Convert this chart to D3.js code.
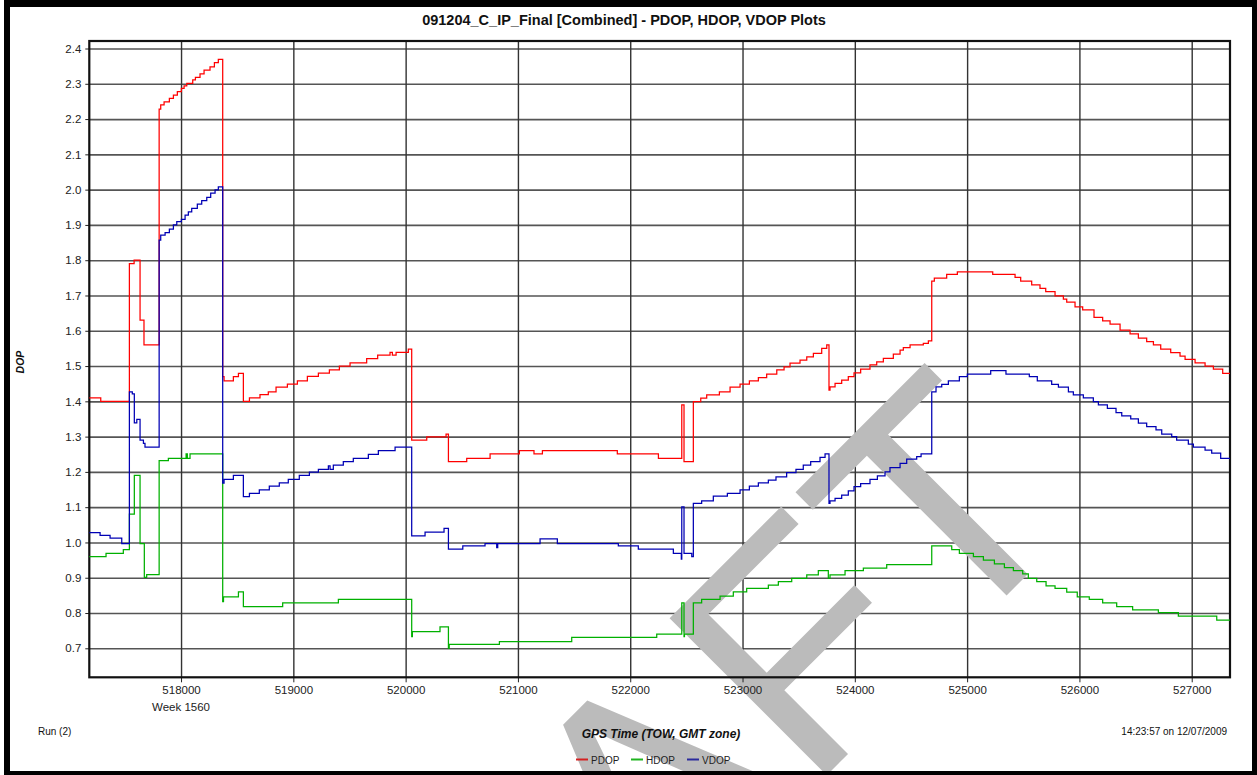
<!DOCTYPE html>
<html>
<head>
<meta charset="utf-8">
<script src="https://cdn.jsdelivr.net/npm/d3@7"></script>
<style>
  body { margin: 0; background: #fff; }
  svg { display: block; }
  text { font-family: "Liberation Sans", Arial, sans-serif; }
</style>
</head>
<body>
<svg id="chart" width="1257" height="775"></svg>
<script>
// GPS time of week (s) and DOP value at each step change
const pdop = [
  [517183,1.41],[517285,1.40],[517540,1.79],[517582,1.80],[517635,1.63],[517670,1.56],
  [517805,2.228],[517819,2.24],[517849,2.249],[517896,2.259],[517932,2.268],[517967,2.278],
  [518003,2.287],[518027,2.294],[518051,2.301],[518104,2.311],[518128,2.318],[518169,2.328],
  [518205,2.339],[518258,2.348],[518297,2.36],[518332,2.369],
  [518371,1.47],[518383,1.458],[518466,1.47],[518511,1.479],[518555,1.40],[518609,1.41],
  [518703,1.419],[518777,1.427],[518846,1.44],[518947,1.449],[519036,1.458],[519125,1.471],
  [519223,1.48],[519321,1.489],[519410,1.50],[519505,1.509],[519653,1.521],[519751,1.531],
  [519861,1.539],[519882,1.531],[519915,1.539],[520024,1.548],[520054,1.29],[520188,1.299],
  [520360,1.307],[520381,1.229],[520544,1.238],[520752,1.251],[521013,1.26],[521143,1.251],
  [521218,1.26],[521885,1.251],[522251,1.238],[522459,1.39],[522479,1.229],
  [522562,1.399],[522628,1.409],[522681,1.418],[522794,1.427],[522889,1.44],[522978,1.449],
  [523061,1.458],[523141,1.467],[523215,1.477],[523305,1.489],[523370,1.498],[523423,1.508],
  [523512,1.517],[523572,1.526],[523631,1.536],[523705,1.55],[523750,1.56],
  [523770,1.432],[523779,1.441],[523824,1.451],[523883,1.46],[523942,1.47],[523993,1.481],
  [524052,1.491],[524135,1.503],[524195,1.512],[524254,1.522],[524343,1.534],[524403,1.545],
  [524432,1.552],[524492,1.56],[524610,1.564],[524655,1.571],
  [524685,1.741],[524708,1.749],[524818,1.76],[524913,1.767],[525228,1.76],[525427,1.751],
  [525477,1.741],[525575,1.73],[525649,1.72],[525700,1.711],[525783,1.699],[525857,1.69],
  [525887,1.681],[525961,1.668],[526029,1.659],[526130,1.638],[526207,1.628],[526273,1.619],
  [526362,1.602],[526451,1.591],[526525,1.579],[526599,1.569],[526659,1.56],[526724,1.548],
  [526813,1.538],[526896,1.528],[526941,1.519],[527030,1.509],[527119,1.5],[527193,1.491],
  [527276,1.479]
];

const hdop = [
  [517183,0.960],[517332,0.969],[517486,0.980],[517540,1.080],[517584,1.190],[517635,0.997],
  [517673,0.901],[517694,0.909],[517805,1.232],[517887,1.238],[518045,1.251],[518056,1.238],
  [518080,1.251],[518371,0.832],[518378,0.846],[518511,0.860],[518555,0.818],[518905,0.829],
  [519401,0.839],[520054,0.733],[520060,0.747],[520306,0.761],[520381,0.700],[520388,0.711],
  [520835,0.719],[521479,0.731],[522236,0.740],[522459,0.829],[522479,0.733],[522483,0.740],
  [522562,0.829],[522636,0.839],[522800,0.848],[522918,0.860],[523037,0.870],[523230,0.879],
  [523319,0.889],[523438,0.898],[523572,0.908],[523675,0.920],[523764,0.898],[523779,0.908],
  [523913,0.920],[524076,0.927],[524284,0.937],[524685,0.990],[524863,0.980],[524931,0.969],
  [525056,0.960],[525145,0.950],[525243,0.939],[525332,0.929],[525412,0.920],[525495,0.911],
  [525545,0.898],[525620,0.889],[525703,0.877],[525783,0.870],[525887,0.859],[525981,0.846],
  [526088,0.839],[526207,0.829],[526332,0.818],[526474,0.809],[526703,0.801],[526881,0.791],
  [527223,0.780]
];

const vdop = [
  [517183,1.028],[517279,1.020],[517368,1.012],[517472,0.997],[517540,1.427],[517566,1.421],
  [517584,1.339],[517606,1.349],[517635,1.290],[517665,1.281],[517679,1.270],
  [517805,1.857],[517819,1.871],[517858,1.878],[517896,1.888],[517932,1.900],[517962,1.909],
  [518003,1.916],[518036,1.928],[518065,1.937],[518095,1.947],[518145,1.959],[518184,1.969],
  [518229,1.978],[518264,1.990],[518303,1.999],[518332,2.008],
  [518371,1.168],[518383,1.179],[518466,1.190],[518555,1.130],[518609,1.139],[518697,1.149],
  [518786,1.160],[518875,1.169],[518955,1.179],[519053,1.190],[519143,1.199],[519223,1.207],
  [519312,1.217],[519327,1.207],[519356,1.219],[519445,1.229],[519534,1.238],[519668,1.250],
  [519757,1.260],[519906,1.270],[520054,1.019],[520173,1.029],[520342,1.040],[520381,0.981],
  [520509,0.990],[520707,0.997],[520811,0.985],[520820,0.997],[521197,1.010],[521351,0.997],
  [521894,0.990],[522072,0.981],[522384,0.969],[522455,0.953],[522459,1.101],[522479,0.969],
  [522548,0.960],[522562,1.111],[522636,1.118],[522740,1.131],[522865,1.139],[522978,1.149],
  [523061,1.160],[523141,1.169],[523230,1.177],[523298,1.186],[523393,1.198],[523476,1.207],
  [523541,1.219],[523607,1.229],[523690,1.241],[523735,1.251],[523770,1.111],[523779,1.118],
  [523824,1.125],[523883,1.134],[523942,1.146],[523993,1.158],[524052,1.167],[524135,1.179],
  [524201,1.189],[524269,1.200],[524313,1.212],[524403,1.224],[524462,1.236],[524551,1.243],
  [524590,1.251],[524685,1.427],[524723,1.441],[524774,1.448],[524833,1.458],[524931,1.470],
  [525002,1.477],[525210,1.487],[525346,1.477],[525554,1.470],[525625,1.458],[525753,1.448],
  [525813,1.440],[525902,1.427],[525946,1.418],[526035,1.410],[526124,1.399],[526169,1.390],
  [526249,1.380],[526326,1.368],[526377,1.359],[526457,1.350],[526525,1.338],[526599,1.328],
  [526682,1.319],[526733,1.307],[526822,1.300],[526866,1.290],[526970,1.279],[527015,1.270],
  [527119,1.262],[527178,1.253],[527258,1.238]
];

const xTicks = [518000, 519000, 520000, 521000, 522000, 523000, 524000, 525000, 526000, 527000];
const yTicks = [0.7, 0.8, 0.9, 1.0, 1.1, 1.2, 1.3, 1.4, 1.5, 1.6, 1.7, 1.8, 1.9, 2.0, 2.1, 2.2, 2.3, 2.4];
const timeDomain = [517183, 527341];
const dopDomain = [0.6178, 2.4213];

const seriesNames = ["PDOP", "HDOP", "VDOP"];
const seriesColors = ["#ff0000", "#00b000", "#0000b4"];
const legendColors = ["#d42020", "#20b420", "#2a2a9c"];

const titleText = "091204_C_IP_Final [Combined] - PDOP, HDOP, VDOP Plots";
const xTitle = "GPS Time (TOW, GMT zone)";
const yTitle = "DOP";
const weekLabel = "Week 1560";
const runLabel = "Run (2)";
const stampLabel = "14:23:57 on 12/07/2009";
const watermark = "DRAFT";

const svg = d3.select("#chart");
const plot = { left: 89.3, right: 1230, top: 41, bottom: 677.3 };

const x = d3.scaleLinear().domain(timeDomain).range([plot.left, plot.right]);
const y = d3.scaleLinear().domain(dopDomain).range([plot.bottom, plot.top]);

svg.append("rect").attr("width", 1257).attr("height", 775).attr("fill", "#fff");

// grid lines
const grid = svg.append("g");
grid.append("g")
  .attr("transform", `translate(${plot.left},0)`)
  .call(d3.axisLeft(y).tickValues(yTicks).tickSize(-(plot.right - plot.left)).tickFormat(""))
  .call(g => g.select(".domain").remove())
  .call(g => g.selectAll("line").attr("stroke", "#555").attr("stroke-width", 1.6));
grid.append("g")
  .attr("transform", `translate(0,${plot.bottom})`)
  .call(d3.axisBottom(x).tickValues(xTicks).tickSize(-(plot.bottom - plot.top)).tickFormat(""))
  .call(g => g.select(".domain").remove())
  .call(g => g.selectAll("line").attr("stroke", "#333").attr("stroke-width", 1.4));

// watermark, clipped by the page edge
svg.append("text")
  .attr("transform", "translate(1087,515) rotate(-45)")
  .attr("text-anchor", "end")
  .attr("font-size", 323)
  .attr("fill", "#bbbbbb")
  .text(watermark);

// axes with ticks and labels
const yAxis = svg.append("g")
  .attr("transform", `translate(${plot.left},0)`)
  .call(d3.axisLeft(y).tickValues(yTicks).tickSize(4).tickPadding(4).tickFormat(d3.format(".1f")));
yAxis.select(".domain").remove();
yAxis.selectAll("line").attr("stroke", "#222");
yAxis.selectAll("text").attr("font-size", 11.5).attr("fill", "#222").style("font-family", "'Liberation Sans', Arial, sans-serif");

const xAxis = svg.append("g")
  .attr("transform", `translate(0,${plot.bottom})`)
  .call(d3.axisBottom(x).tickValues(xTicks).tickSize(5).tickPadding(4).tickFormat(d3.format("d")));
xAxis.select(".domain").remove();
xAxis.selectAll("line").attr("stroke", "#222");
xAxis.selectAll("text").attr("font-size", 11.5).attr("fill", "#222").style("font-family", "'Liberation Sans', Arial, sans-serif");

// plot frame
svg.append("rect")
  .attr("x", plot.left).attr("y", plot.top)
  .attr("width", plot.right - plot.left).attr("height", plot.bottom - plot.top)
  .attr("fill", "none").attr("stroke", "#111").attr("stroke-width", 2.2);

// series
const line = d3.line()
  .x(d => x(d[0]))
  .y(d => y(d[1]))
  .curve(d3.curveStepAfter);

[pdop, hdop, vdop].forEach((s, i) => {
  const pts = s.concat([[timeDomain[1], s[s.length - 1][1]]]);
  svg.append("path")
    .datum(pts)
    .attr("fill", "none")
    .attr("stroke", seriesColors[i])
    .attr("stroke-width", 1.25)
    .attr("d", line);
});

// titles and notes
svg.append("text").attr("x", 624).attr("y", 25)
  .attr("text-anchor", "middle").attr("font-size", 14.5).attr("font-weight", "bold")
  .attr("fill", "#111").text(titleText);

svg.append("text").attr("x", x(518000)).attr("y", 711)
  .attr("text-anchor", "middle").attr("font-size", 11.5).attr("fill", "#222").text(weekLabel);

svg.append("text").attr("x", 38).attr("y", 735)
  .attr("font-size", 10).attr("fill", "#111").text(runLabel);

svg.append("text").attr("x", 1227).attr("y", 735)
  .attr("text-anchor", "end").attr("font-size", 10).attr("fill", "#111").text(stampLabel);

svg.append("text").attr("x", 661).attr("y", 738)
  .attr("text-anchor", "middle").attr("font-size", 12).attr("font-weight", "bold")
  .attr("font-style", "italic").attr("fill", "#111").text(xTitle);

svg.append("text").attr("transform", "translate(24,362) rotate(-90)")
  .attr("text-anchor", "middle").attr("font-size", 10.5).attr("font-weight", "bold")
  .attr("font-style", "italic").attr("fill", "#111").text(yTitle);

// legend
const legendX = [576, 631, 687];
const legend = svg.append("g");
seriesNames.forEach((name, i) => {
  legend.append("line")
    .attr("x1", legendX[i]).attr("x2", legendX[i] + 12)
    .attr("y1", 759.5).attr("y2", 759.5)
    .attr("stroke", legendColors[i]).attr("stroke-width", 2);
  legend.append("text")
    .attr("x", legendX[i] + 15).attr("y", 763.5)
    .attr("font-size", 10).attr("fill", "#222").text(name);
});

// outer border
const border = svg.append("g").attr("fill", "#000");
border.append("rect").attr("x", 4).attr("y", 0).attr("width", 1253).attr("height", 7);
border.append("rect").attr("x", 4).attr("y", 0).attr("width", 6).attr("height", 775);
border.append("rect").attr("x", 1252).attr("y", 0).attr("width", 5).attr("height", 775);
border.append("rect").attr("x", 4).attr("y", 771).attr("width", 1253).attr("height", 4);
</script>
</body>
</html>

• Problem description
Scan the data for the word "chart" and copy every line where it shows up.

• Complete output
Convert this chart to D3.js code.
<svg id="chart" width="1257" height="775"></svg>
const svg = d3.select("#chart");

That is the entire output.